No matter where we look, the Presidential election is shoved in our faces. And now we’re told it has come down to only two options: Obama or Romney. Do we again elect the millionaire community organizer who pretends to represent working people while doing nothing but the bidding of the banks and corporations? Or do we vote for the multi-millionaire who doesn’t even pretend to represent workers and just does the bidding for banks and corporations? That’s not a choice at all. That’s like choosing the method of execution: lethal injection or the electric chair? With lethal injection, there’s still some room for hope – maybe you’ll fall asleep before it’s all over. With the electric chair, there’s nothing to hope for but maybe you’ll die more quickly.
Lately, this election has become focused on who is better for working people when it comes to the economy: Obama or Romney?
Romney isn’t even able to pretend to be on the side of workers. He is a long-time investment banker with a personal fortune of over $250 million. He made over $20 million dollars for the last two years in a row. When Romney was trying to appeal to workers at a NASCAR event, all he could say was that his best friends are the owners of the teams.
In his campaigning, Romney has promised he will not increase taxes on the super rich – he has even said he plans on lowering them. When it comes to banks and corporations, Romney says he will cut their tax rate from 35 percent to 25 percent. Whether it is tax rates, waging war, the lives of women, social services, or anything that matters to working people – Romney is clearly on the other side, representing his pals in the elite club of the ruling rich.
For Obama, despite all his campaign promises, after nearly four years of bailing out the banks, the corporations, and the rich, after continuing to slash funding for health care, education and social services while increasing funding for wars, after all of that and much worse – this time he promises he will really represent working people.
Obama’s current sales pitch for the economy is the auto industry. He says that his policies saved the auto companies and can be used throughout the country to help the economy recover. He carefully leaves out an important part of the story – the facts!

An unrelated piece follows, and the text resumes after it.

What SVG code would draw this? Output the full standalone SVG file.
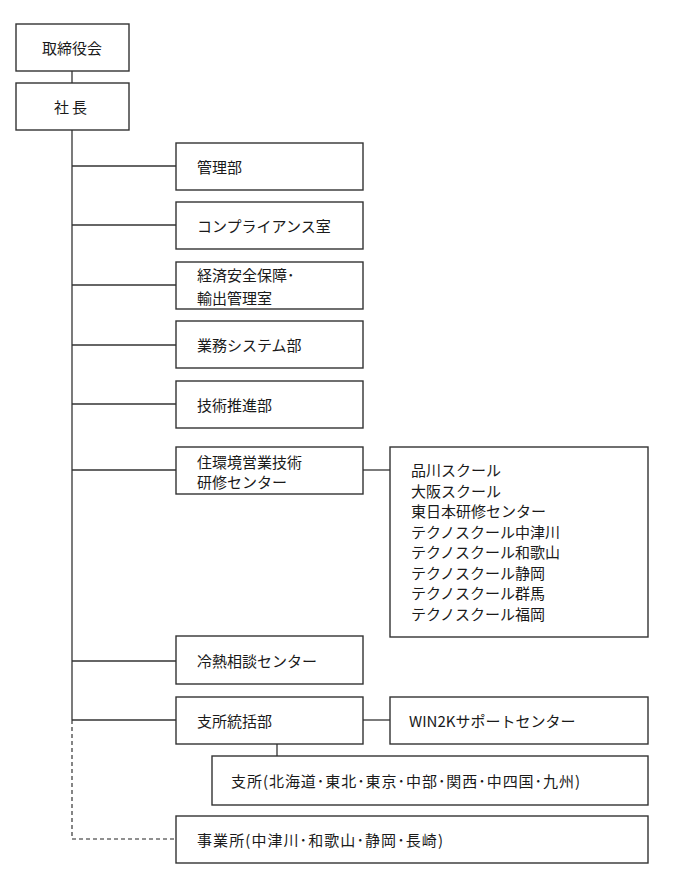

This auto bailout was more than a bailout. It forced the auto workers to make huge sacrifices. The Obama administration imposed wage cuts, health care cuts, pension cuts, and massive layoffs on auto workers. And a year later, auto companies made record profits because they pushed more work onto fewer workers and paid them less to do it. That’s not a solution for working people – it’s a nightmare.
And now that the country is becoming angrier at the amount of money flowing into the pockets of the super rich, Obama has suddenly turned into a champion for working people. He promises he will raise taxes on the richest Americans, who are among the wealthiest people in the world. He says they should pay the same tax rate as working people. What a joke! The richest people in the world should pay way more than working people.
But even if this proposal was ever passed, there are so many tax tricks and loopholes that the super rich would continue to get out of paying more money. Even now they regularly get away with paying less than their official rate. But that doesn’t matter because at the same time, like Romney, Obama is proposing to lower the taxes of corporations from 35 percent to 28 percent (only three percent higher than Romney’s proposal). So as working people are doing more work than ever recorded in U.S. history, and as U.S. corporations are making the most money ever recorded – Obama promises to lower the taxes of corporations.
If this political comedy show weren’t about our lives it might even be laughable. But it’s not funny. Democrat or Republican, Obama or Romney, lethal injection or the electric chair – these aren’t real choices. These are politicians competing over who will represent banks and corporations and the super rich – not who will represent working people.